In article by Ann Baldelli about the return of the Blackcurrant, farmer Allyn Brown III points out the irony “that the federal government banned commercial cultivation of the Ribes species, which is native to America, to protect the white pine, which was imported from Europe. While commercial crops were eradicated, the currants and gooseberries thrived in the wild.”

When I was a kid, my grandmother used to serve us blackcurrant juice daily. Rife with antioxidants and more vitamin C than any other juice (except perhaps Kale juice which would be really unpleasant). It was as common to me as Kool Ade or Tang may have been to others. We were in Canada so the laws around its production were different.

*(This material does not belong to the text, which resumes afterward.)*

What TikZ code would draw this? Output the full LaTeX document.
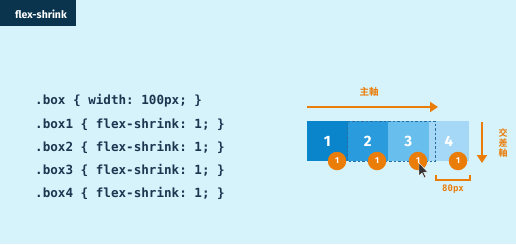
\documentclass[tikz,border=0pt]{standalone}
\usepackage{fontspec}
\setmainfont{Fira Sans}
\setmonofont{DejaVu Sans Mono}
\newfontfamily\cjkfont{Noto Sans CJK JP}[BoldFont={Noto Sans CJK JP Bold}]
\usetikzlibrary{arrows.meta}
\definecolor{bgcyan}{RGB}{214,243,252}
\definecolor{navy}{RGB}{10,52,78}
\definecolor{codeink}{RGB}{28,54,80}
\definecolor{flexorange}{RGB}{234,124,8}
\definecolor{boxA}{RGB}{10,132,202}
\definecolor{boxB}{RGB}{42,156,222}
\definecolor{boxC}{RGB}{104,190,236}
\definecolor{boxD}{RGB}{164,216,246}
\definecolor{dashblue}{RGB}{40,110,160}
\tikzset{
  codeline/.style={anchor=west, inner sep=0pt, text=codeink,
    font=\ttfamily\bfseries\fontsize{12.6}{14}\selectfont},
  flexbox/.style={minimum width=40.5pt, minimum height=40pt, inner sep=0pt,
    text=white, font=\bfseries\fontsize{15}{17}\selectfont},
  badge/.style={circle, fill=flexorange, minimum size=18.5pt, inner sep=0pt,
    text=white, font=\bfseries\fontsize{8.5}{9}\selectfont},
  axisarrow/.style={draw=flexorange, line width=2.4pt,
    -{Triangle[length=8pt,width=10pt]}},
  axislabel/.style={text=flexorange, inner sep=0pt,
    font=\cjkfont\bfseries\fontsize{9.5}{10}\selectfont},
}
\begin{document}
\begin{tikzpicture}[x=1pt,y=-1pt]
  \useasboundingbox (0,0) rectangle (516,244);
  \fill[bgcyan] (0,0) rectangle (516,244);

  % title tab
  \fill[navy] (0,0) rectangle (76,26);
  \node[text=white, inner sep=0pt, font=\bfseries\fontsize{10.5}{12}\selectfont]
    (title) at (41,14) {flex-shrink};

  % CSS rules
  \node[codeline] (c0) at (35,101) {.box \{ width: 100px; \}};
  \node[codeline] (c1) at (35,124) {.box1 \{ flex-shrink: 1; \}};
  \node[codeline] (c2) at (35,147) {.box2 \{ flex-shrink: 1; \}};
  \node[codeline] (c3) at (35,170) {.box3 \{ flex-shrink: 1; \}};
  \node[codeline] (c4) at (35,193) {.box4 \{ flex-shrink: 1; \}};

  % flex items
  \node[flexbox, fill=boxA] (b1) at (327.25,141) {1};
  \node[flexbox, fill=boxB] (b2) at (367.75,141) {2};
  \node[flexbox, fill=boxC] (b3) at (408.25,141) {3};
  \node[flexbox, fill=boxD] (b4) at (448.75,141) {4};
  % original extent of items 2 and 3
  \draw[dashblue, dashed, line width=0.8pt, dash pattern=on 2.5pt off 2pt]
    (b2.south west) rectangle (435,121);

  % shrink factors
  \node[badge] (s1) at (337,161) {1};
  \node[badge] (s2) at (377,161) {1};
  \node[badge] (s3) at (418,161) {1};
  \node[badge] (s4) at (458,161) {1};

  % mouse pointer
  \fill[black!80, draw=white, line width=0.4pt]
    (419,163) -- (419,176) -- (422,173) -- (424.5,178) -- (426,177.2)
    -- (423.6,172.3) -- (427.5,172) -- cycle;

  % main axis
  \coordinate (m0) at (307,107);
  \coordinate (m1) at (438,107);
  \draw[axisarrow] (m0) -- (m1);
  \node[axislabel] (mlabel) at (369,92) {主軸};

  % cross axis
  \coordinate (x0) at (482,122);
  \coordinate (x1) at (482,163);
  \draw[axisarrow] (x0) -- (x1);
  \node[axislabel, align=center, font=\cjkfont\bfseries\fontsize{9}{10}\selectfont]
    (xlabel) at (503,143) {交\\差\\軸};

  % 80px bracket
  \coordinate (k0) at (436,175);
  \coordinate (k1) at (470,175);
  \draw[flexorange, line width=1.1pt] (k0) -- ++(0,5) -| (k1);
  \node[text=flexorange, inner sep=0pt,
    font=\ttfamily\bfseries\fontsize{9}{10}\selectfont] (w) at (453,189) {80px};
\end{tikzpicture}
\end{document}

As I left Mashti’s, I noticed a little Middle Eastern restaurant. Hungry, I walked in a found an incredible, albeit brief menu of cornish hen kabab with sour cherry rice, saffron chicken and so on. I exclaimed, to no one in particular that it was a lovely menu, and the gentlemen standing in line before me asked if I had not ever been there before. I replied I hadn’t. He confided that it was one of the oldest Persian restaurants in Los Angeles and that the food was delicious. What was interesting was that he started to say “Iraqi,” but stopped himself and opted for the politically cooler “Persian” qualifier instead.

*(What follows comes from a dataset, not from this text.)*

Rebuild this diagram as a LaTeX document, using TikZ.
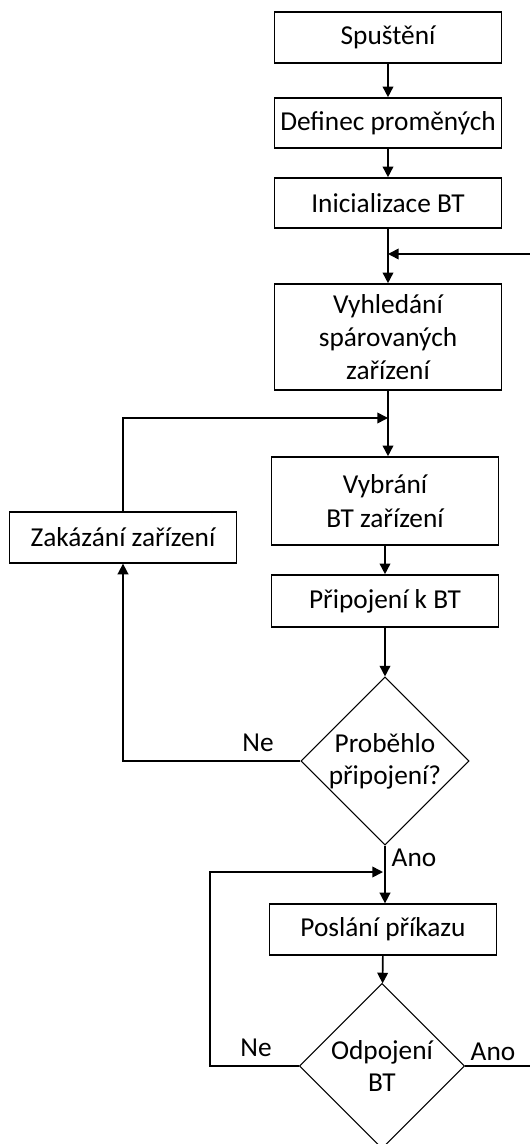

As he was leaving, he gave the proprietor, a large burly man, a kiss on each cheek, said some words to him in Arabic, then turned to the cooks at the take out counter and wished them well in perfect Spanish. Why this filled me up so much is, I suppose, the motivation for this piece.

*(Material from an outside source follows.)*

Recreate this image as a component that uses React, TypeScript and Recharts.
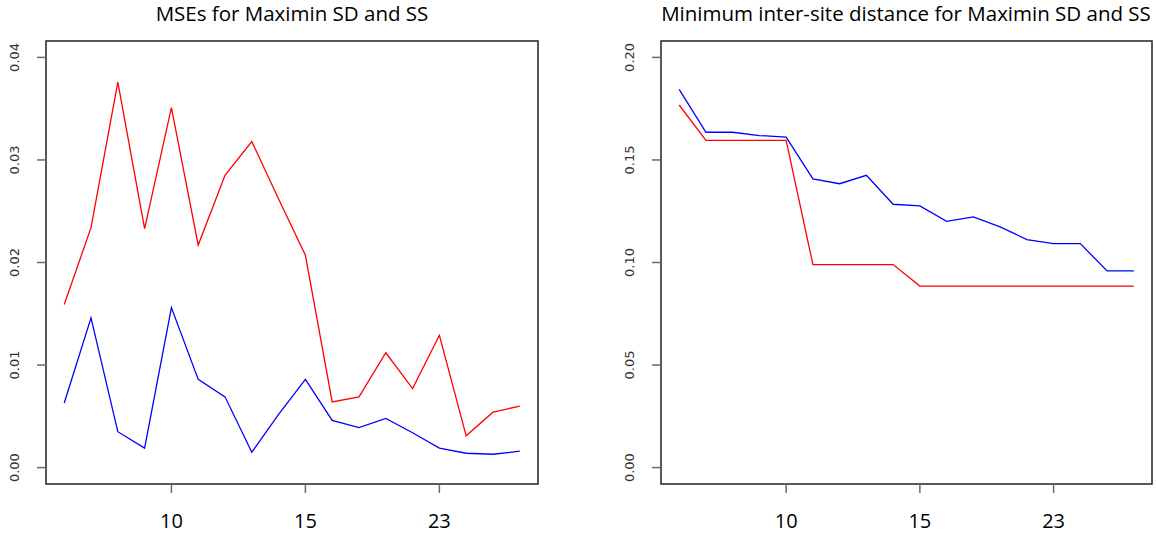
import React from "react";
import { LineChart, Line, XAxis, YAxis, ReferenceArea } from "recharts";

// x positions (index of design) and their labels (number of sites)
const positions = [1, 2, 3, 4, 5, 6, 7, 8, 9, 10, 11, 12, 13, 14, 15, 16, 17, 18];
const siteLabels = ["6", "7", "8", "9", "10", "11", "12", "13", "14", "15", "17", "19", "20", "21", "23", "25", "27", "30"];
const xTickPositions = [5, 10, 15];

// MSE panel
const mseRed = [0.0159, 0.0234, 0.0376, 0.0233, 0.0351, 0.0217, 0.0285, 0.0318, 0.0262, 0.0207, 0.0064, 0.0069, 0.0112, 0.0077, 0.0129, 0.0031, 0.0054, 0.006];
const mseBlue = [0.0063, 0.0146, 0.0035, 0.0019, 0.0156, 0.0086, 0.0069, 0.0015, 0.0052, 0.0086, 0.0046, 0.0039, 0.0048, 0.0034, 0.0019, 0.0014, 0.0013, 0.0016];
const mseTicks = [0, 0.01, 0.02, 0.03, 0.04];

// Minimum inter-site distance panel
const distBlue = [0.1844, 0.1635, 0.1635, 0.1619, 0.1611, 0.1408, 0.1384, 0.1425, 0.1284, 0.1276, 0.1201, 0.1222, 0.1174, 0.1112, 0.1092, 0.1092, 0.0959, 0.0959];
const distRed = [0.1768, 0.1595, 0.1595, 0.1595, 0.1595, 0.099, 0.099, 0.099, 0.099, 0.0885, 0.0885, 0.0885, 0.0885, 0.0885, 0.0885, 0.0885, 0.0885, 0.0885];
const distTicks = [0, 0.05, 0.1, 0.15, 0.2];

const mseData = positions.map((p, i) => ({ x: p, red: mseRed[i], blue: mseBlue[i] }));
const distData = positions.map((p, i) => ({ x: p, red: distRed[i], blue: distBlue[i] }));

const X_DOMAIN: [number, number] = [0.32, 18.68];

const YTick = (props: any) => {
  const { x, y, payload } = props;
  const tx = x - 16;
  return (
    <text
      x={0}
      y={0}
      transform={`translate(${tx}, ${y}) rotate(-90)`}
      textAnchor="middle"
      fontFamily="DejaVu Sans"
      fontSize={13}
      fill="#333"
    >
      {Number(payload.value).toFixed(2)}
    </text>
  );
};

const XTick = (props: any) => {
  const { x, y, payload } = props;
  return (
    <text x={x} y={y + 33} textAnchor="middle" fontFamily="Open Sans" fontSize={20} fill="#000">
      {siteLabels[payload.value - 1]}
    </text>
  );
};

const Panel = ({ data, domain, ticks, width, marginRight }: any) => (
  <LineChart width={width} height={535} data={data} margin={{ top: 41, right: marginRight, bottom: 0, left: 0 }}>
    <XAxis
      dataKey="x"
      type="number"
      domain={X_DOMAIN}
      ticks={xTickPositions}
      allowDataOverflow
      height={51}
      tickSize={9}
      tickLine={{ stroke: "#6a6a6a", strokeWidth: 1.5 }}
      axisLine={false}
      tick={<XTick />}
      interval={0}
    />
    <YAxis
      type="number"
      domain={domain}
      ticks={ticks}
      allowDataOverflow
      width={46}
      tickSize={9}
      tickLine={{ stroke: "#6a6a6a", strokeWidth: 1.5 }}
      axisLine={false}
      tick={<YTick />}
      interval={0}
    />
    <ReferenceArea
      x1={X_DOMAIN[0]}
      x2={X_DOMAIN[1]}
      y1={domain[0]}
      y2={domain[1]}
      fill="none"
      fillOpacity={0}
      stroke="#222"
      strokeWidth={1.5}
      strokeOpacity={1}
      ifOverflow="visible"
    />
    <Line type="linear" dataKey="red" stroke="#ff0000" strokeWidth={1.3} dot={false} isAnimationActive={false} />
    <Line type="linear" dataKey="blue" stroke="#0000ff" strokeWidth={1.3} dot={false} isAnimationActive={false} />
  </LineChart>
);

export default function App() {
  return (
    <div style={{ position: "absolute", left: 0, top: 0, width: 1156, height: 535, background: "#fff" }}>
      <div style={{ position: "absolute", left: 0, top: 0 }}>
        <Panel data={mseData} domain={[-0.0016, 0.0416]} ticks={mseTicks} width={580} marginRight={42} />
      </div>
      <div style={{ position: "absolute", left: 615, top: 0 }}>
        <Panel data={distData} domain={[-0.008, 0.208]} ticks={distTicks} width={541} marginRight={4} />
      </div>
      <svg width={1156} height={535} style={{ position: "absolute", left: 0, top: 0, pointerEvents: "none" }}>
        <text x={292} y={21} textAnchor="middle" fontFamily="Open Sans" fontSize={20.5} fill="#000">
          MSEs for Maximin SD and SS
        </text>
        <text x={906} y={21} textAnchor="middle" fontFamily="Open Sans" fontSize={20.5} fill="#000">
          Minimum inter-site distance for Maximin SD and SS
        </text>
      </svg>
    </div>
  );
}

I left a message for my friend in French the other day, in response to her French accented outgoing voicemail message. She called back to say how much it turned her on. This made me wonder – why is it so exciting to hear someone speak a non-English romance language? Because it is rare here in the US? Because it belies culture?

I was fortunate enough to be raised in an Ecuadorian/Polish household and was thus exposed to an already fecund environment for diversity in tradition, sentiment, nuance, music, literature, history and there’s that word again, culture. I learned French in school (being that I lived in Canada, French was always an option in school). All of this gave me a much richer understanding of the world, of food, of poetry, and most interesting to me, a way to think and say things that could not be similarly conveyed in English.

English is an incredible language. It is vital, complex, malleable to a fault and extremely effective for communication. But it easily lacks in certain departments. Note the almost inherent surrealist and analogical perspective of Spanish speakers, or the wry, didactic attitude of the French speaker, the sensual, familial sensibility of Italian, or the efficient, inclusive grammar of Japanese. Though the observation may threaten to engender stereotype, it only appears that way because it has to be parsed through the observational calculation of English.

This all to underline a disturbing phenomenon starting to spread like so much White Pine Blister Rust on the internet – localization of content. Is it ironic that a discussion on heterogeneity should be wary of the threat of localization online? Does the original world wide web not resemble more of a WTO than a UN? Perhaps from askance, but really it was just an lifting of borders. At the dawn of the browser, suddenly the curtain was lifted on the world, and without the barriers of money, Customs officials and mainstream media, we were afforded access to the thoughts, feelings and approaches of our contemporaries around the world.

With the advent of localized content (something already implemented at YouTube and MySpace) we restore the idea that what is immediately around us is of most interest, thus renewing an insular, incestuous perspective.

POM is all the rage now, but pomegranate juice was a staple in Arab countries for eons before it became a major industry in California. Like the Amazonian rainforest, we have no idea what other virtues and gifts exist within it mysterious borders, until it is perhaps too late. Every day another language goes extinct and with it all the nuance, perspective and wisdom of that culture.

It is imperative that we remain open to all of this and understand that all of it is required for the full experience of life, rather than treat “foreign” custom as a sideshow attraction.